Where science and tech meet creativity.

NASAI’m currently sitting in a group session with grad students, two other professors, and high school teachers discussing how we can sell manned missions to the moon. As educators (formal and informal) we need to consider: who are our audiences, and what are our messages? If we teach NASA’s vision to return to the Moon, how do we (as used space mission sales people) sell the return of manned missions to the moon.

As a starting point, we need to be able to say, “Why are we returning to the moon?”

This is a commercial versus NASA question, and we have reasons for both.

In general (ideas below contributed by the group, who asked I omit their names):
– The moon is a jumping off point (gravitationally) to get beyond the moon
– It’s also a survival of the species question: If we can live there (the Moon) we can live anywhere
– It’s practice camping – like spending the night in your backyard before a major camping trip
– Seed corn for basic research – this is a laboratory. We need the key message that we are going to do R&D
– The moon in our own backyard… Tourism, Education,… The Moon in Hi-Def.

There are also the historical arguments for manned exploration: Louis and Clark’s government funded exploration set the pathway to blaze across America. Their stopping off points became cities (including the one I live in today). Other examples include James Town – a test (which failed) of our one civilization to populate an entirely new economic niche. The parable of Louis and Clark is one that we can use powerfully.

Another professor points out: We need to return to the fundamental questions – Who are we? Where do we come from? What are our next steps as humans? We need to consider sustainability, and upward motion for everyone.

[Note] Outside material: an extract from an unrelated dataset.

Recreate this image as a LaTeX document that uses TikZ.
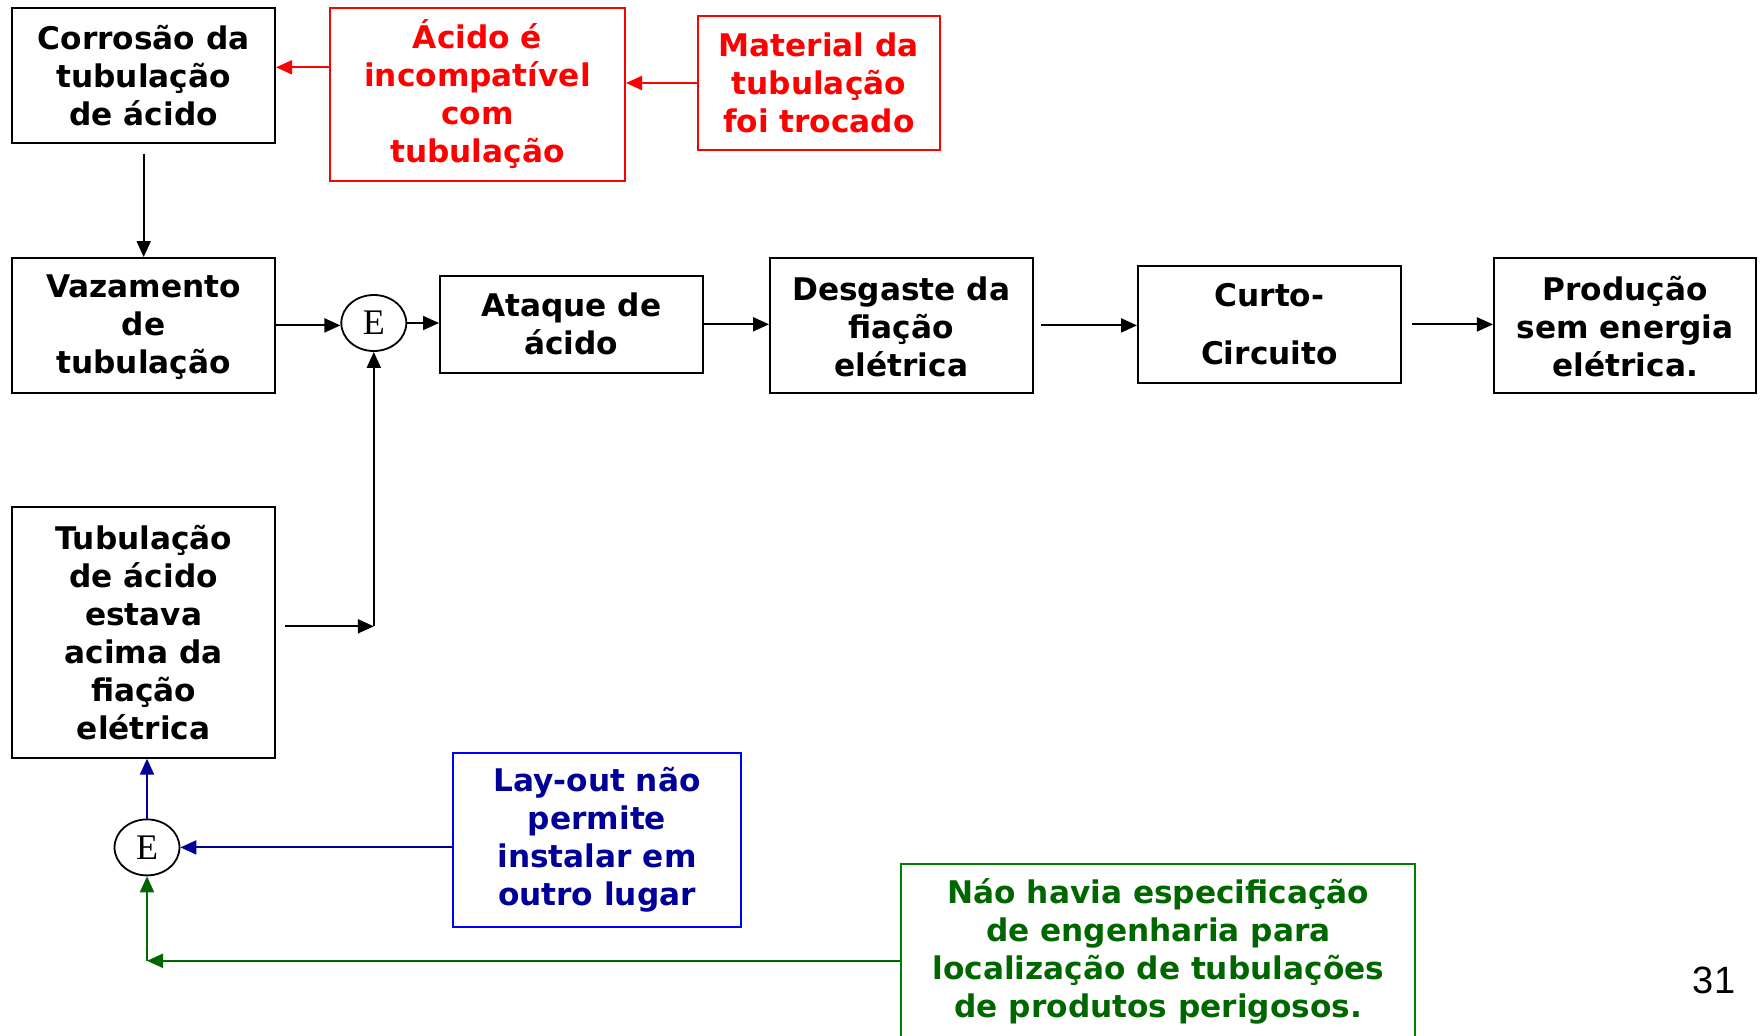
\documentclass[tikz,border=0pt]{standalone}
\usepackage{fontspec}
\setmainfont{DejaVu Sans}
\newfontfamily\serifE{Liberation Serif}
\newfontfamily\numfont{Liberation Sans}
\usetikzlibrary{shapes.geometric,arrows.meta}
\definecolor{myred}{RGB}{255,0,0}
\definecolor{navy}{RGB}{0,0,153}
\definecolor{bborder}{RGB}{0,0,255}
\definecolor{dgreen}{RGB}{0,102,0}
\definecolor{gborder}{RGB}{0,128,0}
\tikzset{
  box/.style={draw, line width=1pt, align=center, inner sep=0pt, font=\fontsize{15.6}{19}\selectfont\bfseries},
  ell/.style={draw, ellipse, line width=0.9pt, minimum width=32.5pt, minimum height=28pt, inner sep=0pt, font=\fontsize{18}{20}\selectfont\serifE},
  tip/.style={-{Triangle[length=8pt,width=7pt]}},
  arr/.style={tip, line width=1pt, black},
  rarr/.style={tip, line width=1pt, myred},
  barr/.style={tip, line width=1pt, navy},
  garr/.style={tip, line width=1pt, dgreen},
}
\begin{document}
\begin{tikzpicture}[x=0.5pt,y=-0.5pt]
\useasboundingbox (0,0) rectangle (1760,1035);
% top row
\node[box, minimum width=131.35pt, minimum height=67.35pt] (A) at (143.7,75.2) {Corrosão da\\tubulação\\de ácido};
\node[box, draw=myred, text=myred, minimum width=147.5pt, minimum height=86.4pt] (B) at (477.5,94.3) {Ácido é\\incompatível\\com\\tubulação};
\node[box, draw=myred, text=myred, minimum width=120.7pt, minimum height=67.35pt] (C) at (818.8,83) {Material da\\tubulação\\foi trocado};
% middle row
\node[box, minimum width=131.35pt, minimum height=67.35pt] (D) at (143.7,325.4) {\strut Vazamento\\de\\tubulação};
\node[ell] (E1) at (373.8,323) {E};
\node[box, minimum width=131.3pt, minimum height=48.3pt] (F) at (571.3,324.3) {Ataque de\\ácido};
\node[box, minimum width=131.3pt, minimum height=67.35pt] (G) at (901.3,325.4) {\strut Desgaste da\\fiação\\elétrica};
\node[box, minimum width=131.4pt, minimum height=58.35pt] (H) at (1269.4,324.4) {Curto-\\[10pt]Circuito};
\node[box, minimum width=131.25pt, minimum height=67.35pt] (I) at (1625.2,325.4) {\strut Produção\\sem energia\\elétrica.};
% lower left
\node[box, minimum width=131.35pt, minimum height=125.15pt] (J) at (143.7,632.5) {Tubulação\\de ácido\\estava\\acima da\\fiação\\elétrica};
\node[ell] (E2) at (147,847.4) {E};
\node[box, draw=bborder, text=navy, minimum width=143.65pt, minimum height=87pt] (K) at (597,840) {Lay-out não\\permite\\instalar em\\outro lugar};
\node[box, draw=gborder, text=dgreen, minimum width=257pt, minimum height=87.8pt] (L) at (1158.3,951.8) {Náo havia especificação\\de engenharia para\\localização de tubulações\\de produtos perigosos.};
\node[font=\fontsize{19}{22}\selectfont\numfont] (N) at (1714,980) {31};
% coordinates
\coordinate (ba) at (330,67.3);
\coordinate (ks) at (285,626.3);
\coordinate (k) at (373.8,626.3);
\coordinate (g) at (147,960.8);
% connectors
\draw[rarr] (C.west) -- (C.west -| B.east);
\draw[rarr] (ba) -- (ba -| A.east);
\draw[arr] ([yshift=-5pt]A.south) -- (D.north);
\draw[arr] (D.east) -- (D.east -| E1.west);
\draw[arr] (E1.east) -- (E1.east -| F.west);
\draw[arr] (F.east) -- (F.east -| G.west);
\draw[arr] ([xshift=3.5pt]G.east) -- (G.east -| H.west);
\draw[arr] ([xshift=5pt]H.east) -- (H.east -| I.west);
\draw[arr] (ks) -- (k);
\draw[arr] (k) -- (E1.south);
\draw[barr] (E2.north) -- (E2.north |- J.south);
\draw[barr] (K.west |- E2) -- (E2.east);
\draw[garr] (L.west |- g) -- (g);
\draw[garr] (g) -- (E2.south);
\end{tikzpicture}
\end{document}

There are key question that needs to be addressed: Who owns the moon? If we are developing industrial resources, who get’s them? The language we use often sounds like the language of Colonialism / Colonization. We need to consider this as an international effort as a planet and a species… There is also the question of cost. How do we sell people on the cost of manned space?

And there is the question of religion: The moon is a sacred object in many cultures. How do we make a scared object an industrial complex?

Professor: We went to the moon and left a bunch of stuff there, but to what end?
Pamela’s internal dialogue: So we can shoot lasers at it!
…
Professor: The public is apathetic – we need to get them captivated, not spouting the party line.

It looks like China will beat us to the moon. Is this an issue?
Grad student: This doesn’t need to be a competition with China. Why should we be upset with other nations getting ahead? Why is this us versus them instead of all of working together?

The implication to me is: The moon is everyones. It doesn’t have to be NASA going to the Moon alone and there are reasons for manned moon missions.

This needs to be humanity going to the moon, blazing a human trail…

An Important Postscript: At the end of the day I ran into Bernard Foing of ESA. He asked me about the day. I honestly said that I wished someone could sell me on the reason NASA needs to go to the Moon with men. He said (I’m paraphrasing) that it’s many layered, and the need to inspire, educate, explore, build strong partnerships with other nations, prove that we can do it, and prove that we can do it together as a planet working to develop scientific, industrial and education resources. He said it from the heart, and he the way he described it as a global mission, with NASA as a part of it . . . That is he way I wanted it explained. It is us working with them, to together explore. It is not us getting there before them to exploit the resources (which is what sometimes feel like people are trying to tell me). Bernard Foing made me want to see where this can go.